GPT-4-Turbo API Efficient Usage

Hello folks,

I’m utilizing the GPT-4 Turbo API for a study involving image-text verification. My objective is to evaluate whether a given sentence accurately describes an image. The process involves the model providing a detailed rationale for its decision before concluding with a final answer in the format of “Final Answer: Yes/No.” I have a dataset comprising over 16,000 image/sentence pairs.

The prompt I intend to use is as follows: “Analyze the image step by step using available information and determine if the sentence accurately describes it. Your final answer will be Final Answer: Yes/No. Sentence: There are no dogs in the room.”

I will use the code shared in the OpenAI’s website.
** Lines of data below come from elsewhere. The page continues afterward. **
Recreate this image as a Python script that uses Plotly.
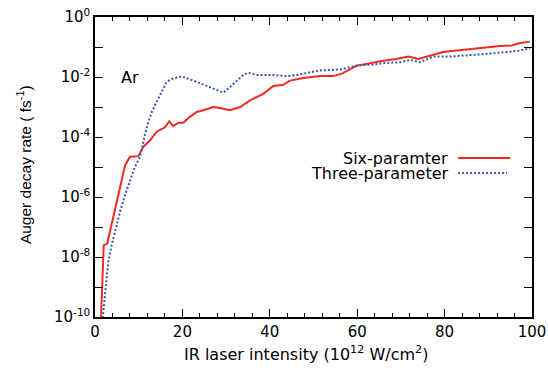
import plotly.graph_objects as go

# Six-paramter (red, solid)
six_x = [1.3, 2.0, 2.8, 3.8, 5.0, 6.1, 6.9, 8.0, 9.9, 11.05, 12.6, 14.1, 16.0, 17.0, 17.9,
         19.1, 20.2, 21.7, 23.3, 24.8, 27.1, 28.6, 30.9, 33.2, 35.5, 38.5, 40.8, 43.1, 44.6,
         47.7, 49.2, 51.5, 54.5, 56.5, 59.9, 62.9, 66.0, 69.0, 71.7, 74.0, 76.7, 79.7, 82.8,
         86.6, 89.6, 92.7, 95.4, 97.3, 99.5]
six_y = [5.0e-11, 2.5e-8, 2.8e-8, 1.26e-7, 7.9e-7, 3.2e-6, 1.15e-5, 2.2e-5, 2.3e-5, 4.7e-5,
         7.8e-5, 1.5e-4, 2.1e-4, 3.3e-4, 2.3e-4, 3.0e-4, 3.0e-4, 4.7e-4, 6.8e-4, 7.8e-4,
         1.0e-3, 9.3e-4, 7.8e-4, 1.0e-3, 1.66e-3, 2.75e-3, 5.0e-3, 5.5e-3, 7.6e-3, 9.3e-3,
         1.0e-2, 1.07e-2, 1.07e-2, 1.29e-2, 2.4e-2, 2.9e-2, 3.5e-2, 4.0e-2, 4.8e-2, 4.0e-2,
         5.1e-2, 6.8e-2, 7.6e-2, 8.7e-2, 9.3e-2, 0.107, 0.112, 0.135, 0.151]

# Three-parameter (blue, dotted)
three_x = [1.6, 2.29, 3.04, 3.82, 4.97, 5.72, 6.86, 8.0, 9.15, 10.3, 10.7, 11.4, 12.2, 13.0,
           14.1, 15.3, 16.4, 17.6, 19.8, 22.5, 25.6, 27.8, 29.4, 30.9, 32.4, 33.9, 35.1, 37.0,
           40.8, 43.9, 46.2, 51.5, 56.1, 59.9, 63.7, 66.8, 69.8, 72.1, 74.4, 77.4, 81.2, 85.1,
           89.6, 94.2, 97.3, 99.5]
three_y = [5.0e-11, 7.1e-10, 7.1e-9, 2.5e-8, 1.32e-7, 3.2e-7, 1.15e-6, 3.2e-6, 1.02e-5, 2.2e-5,
           4.1e-5, 1.15e-4, 3.2e-4, 6.8e-4, 1.48e-3, 3.5e-3, 6.8e-3, 8.7e-3, 1.05e-2, 7.6e-3,
           5.0e-3, 3.5e-3, 3.0e-3, 4.6e-3, 7.6e-3, 1.17e-2, 1.38e-2, 1.17e-2, 1.17e-2, 1.07e-2,
           1.17e-2, 1.66e-2, 1.78e-2, 2.4e-2, 2.6e-2, 2.95e-2, 3.1e-2, 3.7e-2, 3.1e-2, 4.8e-2,
           4.8e-2, 5.2e-2, 5.9e-2, 6.8e-2, 7.6e-2, 9.1e-2]

x_ticks = [0, 20, 40, 60, 80, 100]
y_exps = list(range(-10, 1))
y_tickvals = [10.0 ** e for e in y_exps]
y_ticktext = [("10<sup>%d</sup>" % e) if e % 2 == 0 else "" for e in y_exps]

RED = "#ee2a24"
BLUE = "#3a56ad"
WIDE = "DejaVu Sans, sans-serif"
NARROW = "Liberation Sans, Arial, sans-serif"

fig = go.Figure()
fig.add_trace(go.Scatter(x=six_x, y=six_y, mode="lines", name="Six-paramter",
                         line=dict(color=RED, width=2), showlegend=False))
fig.add_trace(go.Scatter(x=three_x, y=three_y, mode="lines", name="Three-parameter",
                         line=dict(color=BLUE, width=2, dash="2px,2px"), showlegend=False))

fig.update_layout(
    width=548, height=379,
    margin=dict(l=95, r=16, t=17, b=62),
    paper_bgcolor="white", plot_bgcolor="white",
    font=dict(family=WIDE, size=15, color="black"),
)
fig.update_xaxes(
    range=[0, 100], tickvals=x_ticks, ticks="inside", ticklen=8, tickwidth=1,
    tickcolor="black", showline=True, linecolor="black", linewidth=1.5,
    mirror="allticks", showgrid=False, zeroline=False, automargin=False,
    minor=dict(dtick=4, ticks="inside", ticklen=4, tickcolor="black", showgrid=False),
    tickfont=dict(size=15),
)
fig.update_yaxes(
    type="log", range=[-10, 0], tickvals=y_tickvals, ticktext=y_ticktext,
    ticks="inside", ticklen=8, tickwidth=1, tickcolor="black",
    showline=True, linecolor="black", linewidth=1.5, mirror="allticks",
    showgrid=False, zeroline=False, automargin=False,
    tickfont=dict(size=15),
)

# axis titles
fig.add_annotation(x=0.483, y=-0.12, xref="paper", yref="paper",
                   text="IR laser intensity (10<sup>12</sup> W/cm<sup>2</sup>)",
                   showarrow=False, xanchor="center", yanchor="middle",
                   font=dict(family=WIDE, size=16))
fig.add_annotation(x=-0.162, y=0.507, xref="paper", yref="paper",
                   text="Auger decay rate ( fs<sup>-1</sup>)", textangle=-90,
                   showarrow=False, xanchor="center", yanchor="middle",
                   font=dict(family=NARROW, size=15.5))

fig.add_annotation(x=8.1, y=-2, xref="x", yref="y", text="Ar", showarrow=False,
                   font=dict(size=16))

# legend (text to the left of the sample line)
legend_items = [("Six-paramter", RED, "solid", 0.53, 0.95),
                ("Three-parameter", BLUE, "2px,2px", 0.48, 0.943)]
for label, color, dash, yp, xend in legend_items:
    fig.add_annotation(x=0.812, y=yp, xref="paper", yref="paper", text=label,
                       showarrow=False, xanchor="right", yanchor="middle",
                       font=dict(size=16))
    fig.add_shape(type="line", xref="paper", yref="paper", x0=0.831, x1=xend, y0=yp, y1=yp,
                  line=dict(color=color, width=2, dash=dash))

fig.write_html("out.html")
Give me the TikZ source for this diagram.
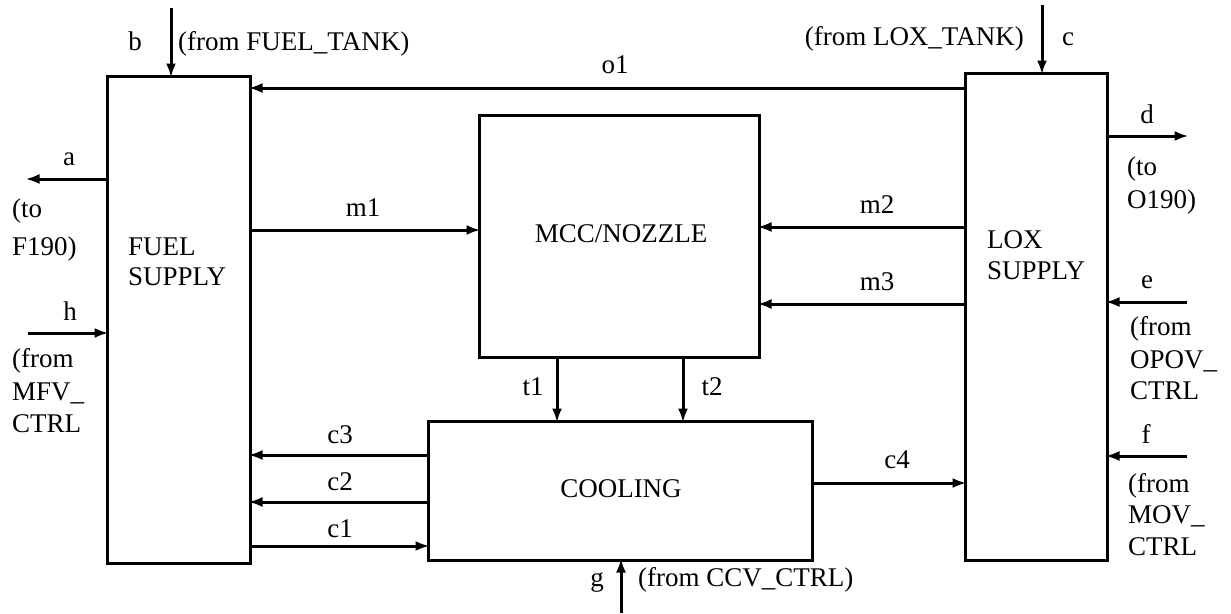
\documentclass[tikz,border=0pt]{standalone}
\usepackage{fontspec}
\setmainfont{Liberation Serif}
\usetikzlibrary{arrows.meta}
\begin{document}
\begin{tikzpicture}[x=1pt,y=-1pt,
  blk/.style={draw,line width=3pt,inner sep=0pt,outer sep=0pt,rectangle},
  arr/.style={line width=3pt,-{Latex[length=14pt,width=10pt]},shorten >=-1.5pt},
  lbl/.style={inner sep=0pt,anchor=base,font=\fontsize{27}{30}\selectfont},
  lblw/.style={inner sep=0pt,anchor=base west,font=\fontsize{27}{30}\selectfont},
  lble/.style={inner sep=0pt,anchor=base east,font=\fontsize{27}{30}\selectfont}]
\useasboundingbox (0,0) rectangle (1231,613);
% blocks
\node[blk,minimum width=143pt,minimum height=487pt] (fuel) at (178.5,319.5) {};
\node[blk,minimum width=142pt,minimum height=487pt] (lox) at (1036,316.5) {};
\node[blk,minimum width=280pt,minimum height=242pt] (mcc) at (619,236) {};
\node[blk,minimum width=384pt,minimum height=139pt] (cool) at (620,490.5) {};
% block texts
\node[lblw] (tfuel1) at (128,255) {FUEL};
\node[lblw] (tfuel2) at (128,285) {SUPPLY};
\node[lblw] (tlox1) at (987,248) {LOX};
\node[lblw] (tlox2) at (987,279) {SUPPLY};
\node[lbl] (tmcc) at (621,242) {MCC/NOZZLE};
\node[lbl] (tcool) at (621,497) {COOLING};
% free-end coordinates
\coordinate (bT) at (171,8);
\coordinate (cT) at (1042,5);
\coordinate (aE) at (27,179);
\coordinate (hS) at (28,333);
\coordinate (dE) at (1187,136);
\coordinate (eS) at (1187,302);
\coordinate (fS) at (1187,456);
\coordinate (gS) at (621,613);
% connectors
\draw[arr] (bT) -- (fuel.north -| bT);
\draw[arr] (cT) -- (lox.north -| cT);
\draw[arr] (fuel.west |- aE) -- (aE);
\draw[arr] (hS) -- (fuel.west |- hS);
\draw[arr] (lox.east |- dE) -- (dE);
\draw[arr] (eS) -- (lox.east |- eS);
\draw[arr] (fS) -- (lox.east |- fS);
\draw[arr] (gS) -- (cool.south -| gS);
\coordinate (o1y) at (0,88);
\draw[arr] (lox.west |- o1y) -- (fuel.east |- o1y);
\coordinate (m1y) at (0,230);
\draw[arr] (fuel.east |- m1y) -- (mcc.west |- m1y);
\coordinate (m2y) at (0,227);
\draw[arr] (lox.west |- m2y) -- (mcc.east |- m2y);
\coordinate (m3y) at (0,304);
\draw[arr] (lox.west |- m3y) -- (mcc.east |- m3y);
\coordinate (t1x) at (557,0);
\draw[arr] (mcc.south -| t1x) -- (cool.north -| t1x);
\coordinate (t2x) at (683,0);
\draw[arr] (mcc.south -| t2x) -- (cool.north -| t2x);
\coordinate (c3y) at (0,455);
\draw[arr] (cool.west |- c3y) -- (fuel.east |- c3y);
\coordinate (c2y) at (0,502);
\draw[arr] (cool.west |- c2y) -- (fuel.east |- c2y);
\coordinate (c1y) at (0,546);
\draw[arr] (fuel.east |- c1y) -- (cool.west |- c1y);
\coordinate (c4y) at (0,483);
\draw[arr] (cool.east |- c4y) -- (lox.west |- c4y);
% connector labels
\node[lbl] (lb) at (135,50) {b};
\node[lblw] (lbt) at (178,50) {(from FUEL\_TANK)};
\node[lbl] (lc) at (1068,45) {c};
\node[lble] (lct) at (1024,45) {(from LOX\_TANK)};
\node[lbl] (lo1) at (615,73) {o1};
\node[lbl] (la) at (69,165) {a};
\node[lblw] (la1) at (12,217) {(to};
\node[lblw] (la2) at (12,255) {F190)};
\node[lbl] (lm1) at (363,216) {m1};
\node[lbl] (lm2) at (877,213) {m2};
\node[lbl] (lm3) at (877,290) {m3};
\node[lbl] (lh) at (70,320) {h};
\node[lblw] (lh1) at (12,367) {(from};
\node[lblw] (lh2) at (12,400) {MFV\_};
\node[lblw] (lh3) at (12,432) {CTRL};
\node[lbl] (ld) at (1147,123) {d};
\node[lblw] (ld1) at (1127,175) {(to};
\node[lblw] (ld2) at (1127,208) {O190)};
\node[lbl] (le) at (1147,288) {e};
\node[lblw] (le1) at (1130,335) {(from};
\node[lblw] (le2) at (1130,368) {OPOV\_};
\node[lblw] (le3) at (1130,399) {CTRL};
\node[lbl] (lf) at (1146,443) {f};
\node[lblw] (lf1) at (1128,492) {(from};
\node[lblw] (lf2) at (1128,523) {MOV\_};
\node[lblw] (lf3) at (1128,555) {CTRL};
\node[lbl] (lt1) at (533,395) {t1};
\node[lbl] (lt2) at (712,395) {t2};
\node[lbl] (lc3) at (340,443) {c3};
\node[lbl] (lc2) at (340,490) {c2};
\node[lbl] (lc1) at (340,537) {c1};
\node[lbl] (lc4) at (897,468) {c4};
\node[lbl] (lg) at (597,586) {g};
\node[lblw] (lgt) at (638,586) {(from CCV\_CTRL)};
\end{tikzpicture}
\end{document}
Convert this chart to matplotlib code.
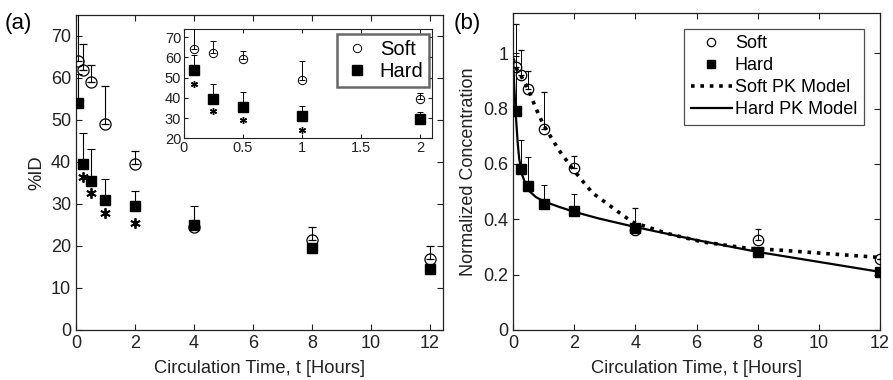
"""
Circulation of soft vs hard particles: %ID and normalized concentration.
"""
import numpy as np
import matplotlib
matplotlib.use("Agg")
import matplotlib.pyplot as plt

plt.rcParams['font.family'] = ['Liberation Sans', 'DejaVu Sans']

# ---- data (a) ----
t = [0.083, 0.25, 0.5, 1, 2, 4, 8, 12]
soft_id = [64, 62, 59, 49, 39.5, 24.5, 21.5, 17]
soft_id_err = [12, 6, 4, 9, 3, 0, 3, 3]
hard_id = [54, 39.5, 35.5, 31, 29.5, 25, 19.5, 14.5]
hard_id_err = [7, 7.5, 7.5, 5, 3.5, 4.5, 0, 0]
star_t = [0.25, 0.5, 1, 2]
star_id = [36.5, 32.5, 27.8, 25.5]

# inset (first 2 hours)
t_in = [0.083, 0.25, 0.5, 1, 2]
soft_in = [64, 62, 59, 49, 39.5]
soft_in_err = [12, 6, 4, 9, 3]
hard_in = [54, 39.5, 35.5, 31, 29.5]
hard_in_err = [7, 7.5, 7.5, 5, 3.5]
star_t_in = [0.083, 0.25, 0.5, 1]
star_in = [47, 33.5, 29, 24]

# ---- data (b) ----
soft_nc = [0.95, 0.92, 0.87, 0.725, 0.585, 0.36, 0.325, 0.255]
soft_nc_err = [0.155, 0.09, 0.065, 0.135, 0.045, 0.08, 0.04, 0]
hard_nc = [0.79, 0.58, 0.52, 0.455, 0.43, 0.37, 0.28, 0.21]
hard_nc_err = [0.2, 0.105, 0.105, 0.07, 0.06, 0, 0, 0]

soft_pk_t = [0, 0.083, 0.25, 0.5, 0.75, 1, 1.5, 2, 2.6, 3.4, 3.9, 5, 6.2, 7.7, 8.8, 10, 11, 12]
soft_pk = [0.98, 0.95, 0.92, 0.87, 0.80, 0.74, 0.65, 0.575, 0.495, 0.43, 0.39, 0.35, 0.318,
           0.295, 0.288, 0.278, 0.27, 0.262]
hard_pk_t = [0, 0.04, 0.083, 0.15, 0.2, 0.3, 0.4, 0.5, 0.75, 1, 1.5, 2, 2.8, 4, 6, 8, 10, 12]
hard_pk = [0.99, 0.88, 0.79, 0.68, 0.62, 0.56, 0.53, 0.505, 0.48, 0.465, 0.445, 0.427,
           0.403, 0.372, 0.325, 0.282, 0.246, 0.21]


def style_axes(ax, lw=0.9):
  for s in ax.spines.values():
    s.set_linewidth(lw)
    s.set_color('#222222')
  ax.tick_params(direction='in', top=True, right=True, length=4, width=0.8, colors='#222222')


def errs(e):
  return [np.zeros(len(e)), e]


fig = plt.figure(figsize=(8.93, 3.8), dpi=100)

# ---- panel (a) ----
ax1 = fig.add_axes([0.0851, 0.1316, 0.411, 0.829])
ax1.errorbar(t, soft_id, yerr=errs(soft_id_err), fmt='o', ms=8, mfc='none', mec='black',
             mew=0.9, ecolor='black', elinewidth=0.8, capsize=3, capthick=0.8, zorder=3)
ax1.errorbar(t, hard_id, yerr=errs(hard_id_err), fmt='s', ms=7.5, mfc='black', mec='black',
             ecolor='black', elinewidth=0.8, capsize=3, capthick=0.8, zorder=3)
ax1.plot(star_t, star_id, ls='none', marker=(6, 2, 0), ms=7.5, mew=1.3, color='black')
ax1.set_xlim(0, 12.45)
ax1.set_ylim(0, 75)
ax1.set_xticks(np.arange(0, 13, 2))
ax1.set_yticks(np.arange(0, 71, 10))
ax1.tick_params(labelsize=13)
ax1.set_xlabel('Circulation Time, t [Hours]', fontsize=13.2, color='#222222', labelpad=6)
ax1.set_ylabel('%ID', fontsize=13.2, color='#222222')
style_axes(ax1)
fig.text(0.005, 0.965, '(a)', fontsize=16, va='top', ha='left')

# inset
axi = fig.add_axes([0.206, 0.636, 0.2777, 0.2876])
axi.errorbar(t_in, soft_in, yerr=errs(soft_in_err), fmt='o', ms=6, mfc='none', mec='black',
             mew=0.7, ecolor='black', elinewidth=0.7, capsize=2.5, capthick=0.7,
             label='Soft', zorder=3)
axi.errorbar(t_in, hard_in, yerr=errs(hard_in_err), fmt='s', ms=6.5, mfc='black', mec='black',
             ecolor='black', elinewidth=0.7, capsize=2.5, capthick=0.7, label='Hard', zorder=3)
axi.plot(star_t_in, star_in, ls='none', marker=(6, 2, 0), ms=5, mew=1.0, color='black')
axi.set_xlim(0, 2.1)
axi.set_ylim(20, 74)
axi.set_xticks([0, 0.5, 1, 1.5, 2])
axi.set_xticklabels(['0', '0.5', '1', '1.5', '2'])
axi.set_yticks(np.arange(20, 71, 10))
axi.tick_params(labelsize=10.5, pad=2)
style_axes(axi, lw=0.8)
axi.tick_params(length=3)
handles, labels = axi.get_legend_handles_labels()
leg = axi.legend([h[0] for h in handles], labels, loc='upper right', fontsize=14.5,
                 frameon=True, fancybox=False, edgecolor='#444444', handletextpad=0.5,
                 borderpad=0.3, labelspacing=0.15, handlelength=1.3, borderaxespad=0,
                 bbox_to_anchor=(0.99, 0.955))
leg.get_frame().set_linewidth(1.8)

# ---- panel (b) ----
ax2 = fig.add_axes([0.5745, 0.1316, 0.411, 0.834])
ax2.plot(soft_pk_t, soft_pk, color='black', lw=2.6, ls=(0, (1, 1.6)), label='Soft PK Model',
         zorder=2)
ax2.plot(hard_pk_t, hard_pk, color='black', lw=1.6, ls='-', label='Hard PK Model', zorder=2)
e1 = ax2.errorbar(t, soft_nc, yerr=errs(soft_nc_err), fmt='o', ms=7.5, mfc='none', mec='black',
                  mew=0.9, ecolor='black', elinewidth=0.7, capsize=2.5, capthick=0.7, zorder=3)
e2 = ax2.errorbar(t, hard_nc, yerr=errs(hard_nc_err), fmt='s', ms=7, mfc='black', mec='black',
                  ecolor='black', elinewidth=0.7, capsize=2.5, capthick=0.7, zorder=3)
ax2.set_xlim(0, 12)
ax2.set_ylim(0, 1.145)
ax2.set_xticks(np.arange(0, 13, 2))
ax2.set_yticks([0, 0.2, 0.4, 0.6, 0.8, 1])
ax2.set_yticklabels(['0', '0.2', '0.4', '0.6', '0.8', '1'])
ax2.tick_params(labelsize=13)
ax2.set_xlabel('Circulation Time, t [Hours]', fontsize=13.2, color='#222222', labelpad=6)
ax2.set_ylabel('Normalized Concentration', fontsize=13, color='#222222')
style_axes(ax2)
lines = ax2.get_lines()
leg2 = ax2.legend([e1[0], e2[0], lines[0], lines[1]],
                  ['Soft', 'Hard', 'Soft PK Model', 'Hard PK Model'],
                  loc='upper right', bbox_to_anchor=(0.955, 0.95), fontsize=13,
                  frameon=True, fancybox=False, edgecolor='#222222', handlelength=2.3,
                  handletextpad=0.15, borderpad=0.35, labelspacing=0.28, borderaxespad=0)
leg2.get_frame().set_linewidth(0.9)
for h in leg2.legend_handles[:2]:
  h.set_markersize(6)
fig.text(0.508, 0.965, '(b)', fontsize=16, va='top', ha='left')

fig.savefig('out.png', dpi=100)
What’s the most efficient approach to achieve this using the API? Additionally, do you have any suggestions or cautions regarding this usage? My aim is to ensure that my usage of credits is optimized for efficiency.

I’m not entirely sure on the technical side, but openAI has documentation on prompt efficiency for achieving results, and the compromise is possibly swapping accuracy for credits, since consecutive prompts seem to provide more accurate end results

You will never get 100% accuracy. So if that is critical then this is not the vehicle to get your desired results.

The type of prompt you show could be instructed better, by focusing on the output.

Your purpose is to use your AI computer vision to see if an image caption is correct or is in error.

An image is attached. Your response will contain:

  • describe the image in a two-sentence paragraph.
  • provide reasoning why the image caption is truthful, accurate, or inaccurate in a two-sentence paragraph.
  • finally, answer: is the caption accurate? Print only a choice from “[Yes]” or “[No]” (printing the brackets but not quotes).

Caption: Dogs are walking on the moon.

If you want to process those outputs, a JSON specification, simply with the values in order, can enhance the efficiency of database storage.

Images have two costs: 85 tokens at “detail:low”, or 400 - 1400 at “detail:high”. Choose wisely.